CPR for an old thread ...
I've measured the voltage drop at the 50A Anderson plugs on my father-in-laws D4. He has one at the rear coming from his auxiliary battery in the engine bay, which is protected by a breaker, and one inside in the rear which comes from the starter, for powering a boat winch. This has no breaker, and is designed to be used with the engine running.
I induced the voltage drop by running 12V/50W halogen downlights (in parallel) from the anderson plug, and measuring the voltage at the plug with 0, 1, 2 and 3 lights connected.
Each light pulls about 4A. I also measured the zero amp (OC) voltage, but this changes a fair bit, and the battery voltage sags as soon as load is applied, so I didn't take too much notice of this figure. I did a few rounds of measuring, some on different days, here are the results for the rear anderson:
0A,12.72V
4A,12.69V
8A,12.38V
12A,12.23V
0A,12.59V
4A,12.30V
8A,12.15V
12A,12.00V
0A,12.97V
4A,12.70V
8A,12.45V
12A,12.24V
They are nothing if not inconsistent! Clearly I should be measuring the current to one of the lights (I did this once, and it was about 4A, but it will vary somewhat with voltage).
Is this too random to be useful?
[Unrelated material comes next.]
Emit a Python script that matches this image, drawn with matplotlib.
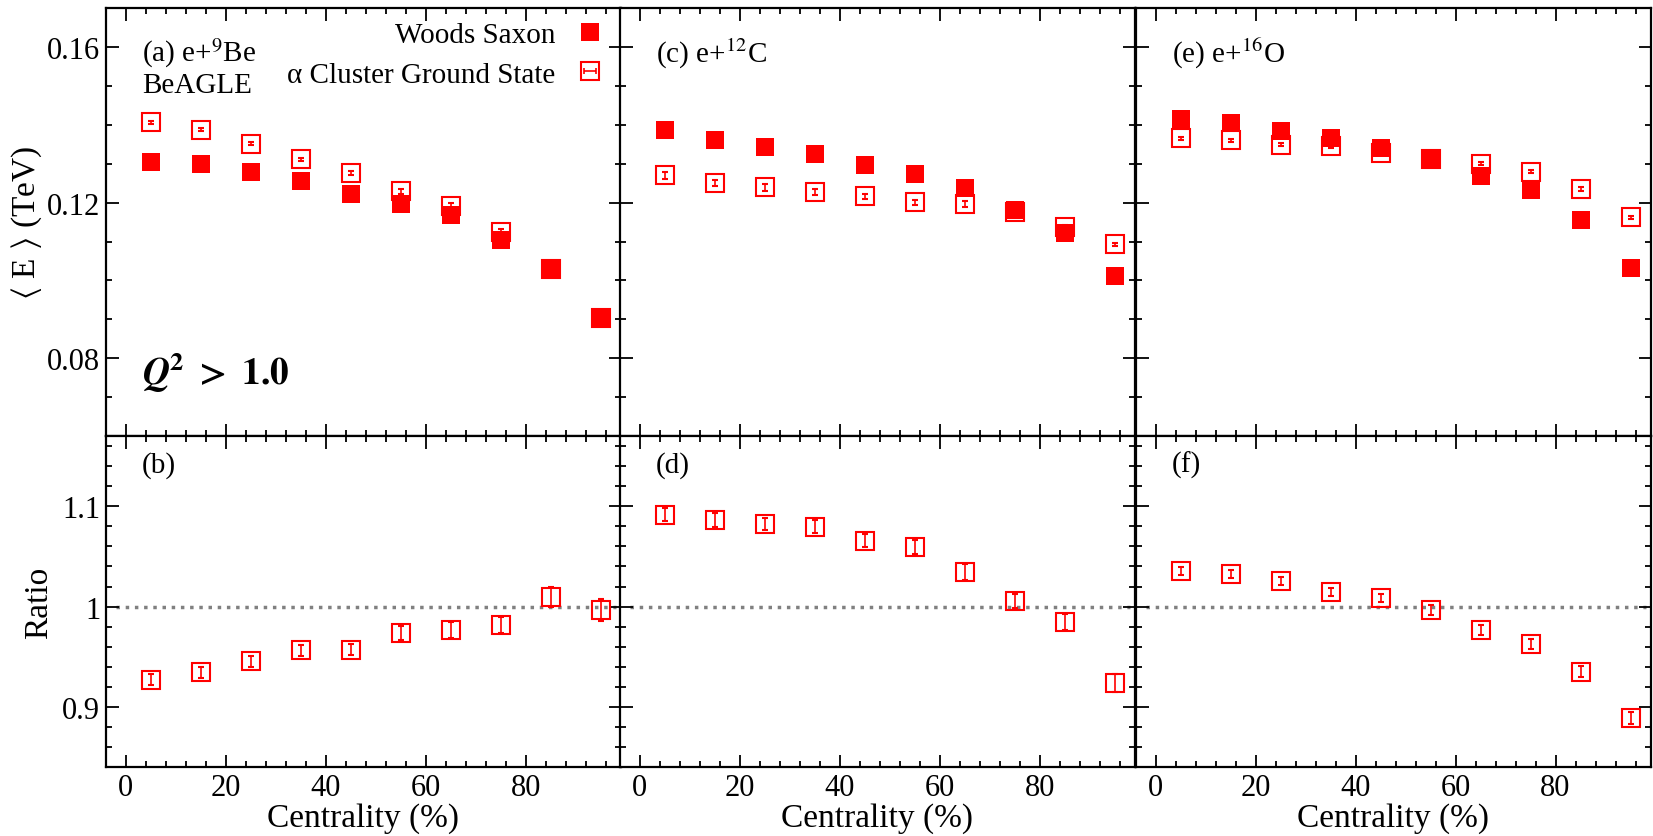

I don't know how I got such variation.
If I plug some of these numbers into the formula for calculating voltage drop:
Voltage drop equals (cable length (in metres) X current (in amps) X 0.017) divided by cable cross-section in mm.sq.
in symbols:
V = L x I x 0.017 / Ax
I get some strange numbers for the cable cross-section.
Worse case scenario:
V = 0.6V, I = 8A, L = 8m (estimated, +ve & -ve cables)
implies
Ax = 1.81 mm2
That can't be right. The cables themselves are quite thick, even with insulation I'm pretty sure they can't be that puny.
Best case scenario:
V = 0.3V, I = 8A, L = 10m
implies
Ax = 4.53 mm2
I'm guessing this is closer to the truth. Without removing a cable and stripping it I can't tell for sure. With this sort of voltage drop, by the time we ran more cables out to the camper trailer it is getting close to the range a DC-DC charger with auto-cutout would cease to function.
The anderson inside the rear cabin is similar to the best case scenario above:
0A,12.54V
4A,12.30V
8A,12.10V
12A,11.98V
He should be able to do a lot better than this, no?
We've measured the alternator output with a cheap cigarette voltmeter in the cabin. We've checked and it agrees with the voltage measured directly across the terminals. Apart from the first few minutes after starting the alternator keeps a steady 14v, and drops to 13.8V when the lights are on.